GIVEN PROBLEM: Write out the listing, please, but only from its first line through the line containing "from bokeh.resources import INLINE", exactly as given and without pictures.

DATA:
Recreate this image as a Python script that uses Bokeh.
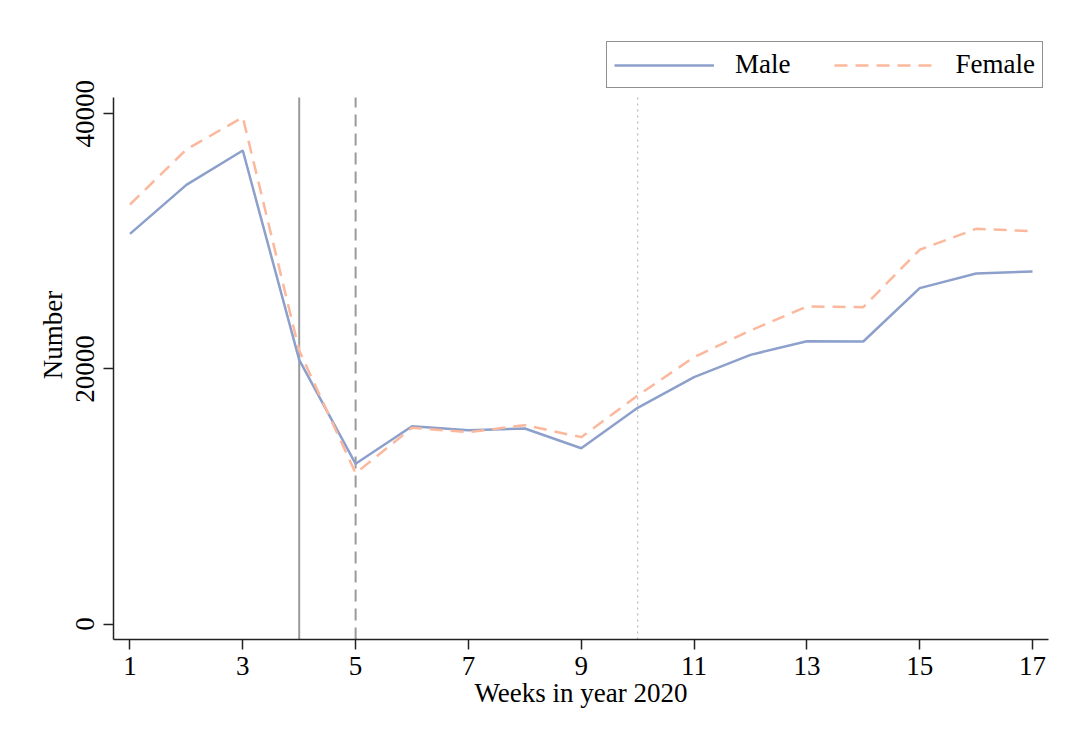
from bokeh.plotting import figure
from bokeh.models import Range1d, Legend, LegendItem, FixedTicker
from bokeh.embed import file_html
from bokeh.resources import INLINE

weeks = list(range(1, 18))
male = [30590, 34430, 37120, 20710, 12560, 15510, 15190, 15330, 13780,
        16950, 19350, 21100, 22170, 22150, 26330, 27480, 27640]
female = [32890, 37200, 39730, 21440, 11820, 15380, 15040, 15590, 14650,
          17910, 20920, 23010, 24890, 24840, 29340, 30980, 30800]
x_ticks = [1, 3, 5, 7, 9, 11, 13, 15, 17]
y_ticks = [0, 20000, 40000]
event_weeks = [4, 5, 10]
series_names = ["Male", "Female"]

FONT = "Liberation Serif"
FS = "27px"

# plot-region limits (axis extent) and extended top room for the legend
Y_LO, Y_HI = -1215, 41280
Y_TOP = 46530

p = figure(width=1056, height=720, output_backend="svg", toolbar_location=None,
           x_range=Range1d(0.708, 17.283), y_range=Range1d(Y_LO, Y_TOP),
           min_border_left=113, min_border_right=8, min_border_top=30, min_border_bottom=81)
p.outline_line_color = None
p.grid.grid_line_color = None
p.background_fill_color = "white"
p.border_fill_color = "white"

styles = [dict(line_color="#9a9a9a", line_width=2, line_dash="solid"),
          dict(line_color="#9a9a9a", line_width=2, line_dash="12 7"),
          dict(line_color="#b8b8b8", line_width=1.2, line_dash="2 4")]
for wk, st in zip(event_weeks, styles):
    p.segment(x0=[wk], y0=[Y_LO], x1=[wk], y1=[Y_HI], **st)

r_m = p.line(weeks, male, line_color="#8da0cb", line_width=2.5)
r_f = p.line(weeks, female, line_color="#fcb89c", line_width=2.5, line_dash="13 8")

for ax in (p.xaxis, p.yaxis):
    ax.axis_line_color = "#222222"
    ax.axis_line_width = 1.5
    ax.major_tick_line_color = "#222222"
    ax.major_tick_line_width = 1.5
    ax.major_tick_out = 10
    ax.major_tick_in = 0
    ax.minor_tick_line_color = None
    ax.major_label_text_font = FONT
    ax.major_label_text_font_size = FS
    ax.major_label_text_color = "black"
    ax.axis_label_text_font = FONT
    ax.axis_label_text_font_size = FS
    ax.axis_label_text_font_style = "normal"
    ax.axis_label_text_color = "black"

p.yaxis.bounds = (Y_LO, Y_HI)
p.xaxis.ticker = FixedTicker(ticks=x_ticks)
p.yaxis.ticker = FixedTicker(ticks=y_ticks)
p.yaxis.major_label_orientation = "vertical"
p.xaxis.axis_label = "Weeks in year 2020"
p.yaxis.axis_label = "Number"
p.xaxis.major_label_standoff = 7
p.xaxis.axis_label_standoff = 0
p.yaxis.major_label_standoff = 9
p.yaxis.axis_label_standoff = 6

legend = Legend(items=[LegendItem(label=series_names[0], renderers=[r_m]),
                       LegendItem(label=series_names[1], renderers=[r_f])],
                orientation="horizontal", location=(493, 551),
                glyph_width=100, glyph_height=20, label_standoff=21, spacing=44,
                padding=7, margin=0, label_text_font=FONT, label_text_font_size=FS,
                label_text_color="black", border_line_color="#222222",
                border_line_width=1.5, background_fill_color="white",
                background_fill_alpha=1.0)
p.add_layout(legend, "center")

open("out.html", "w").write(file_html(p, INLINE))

PROBLEM SOLUTION:
Recreate this image as a Python script that uses Bokeh.
from bokeh.plotting import figure
from bokeh.models import Range1d, Legend, LegendItem, FixedTicker
from bokeh.embed import file_html
from bokeh.resources import INLINE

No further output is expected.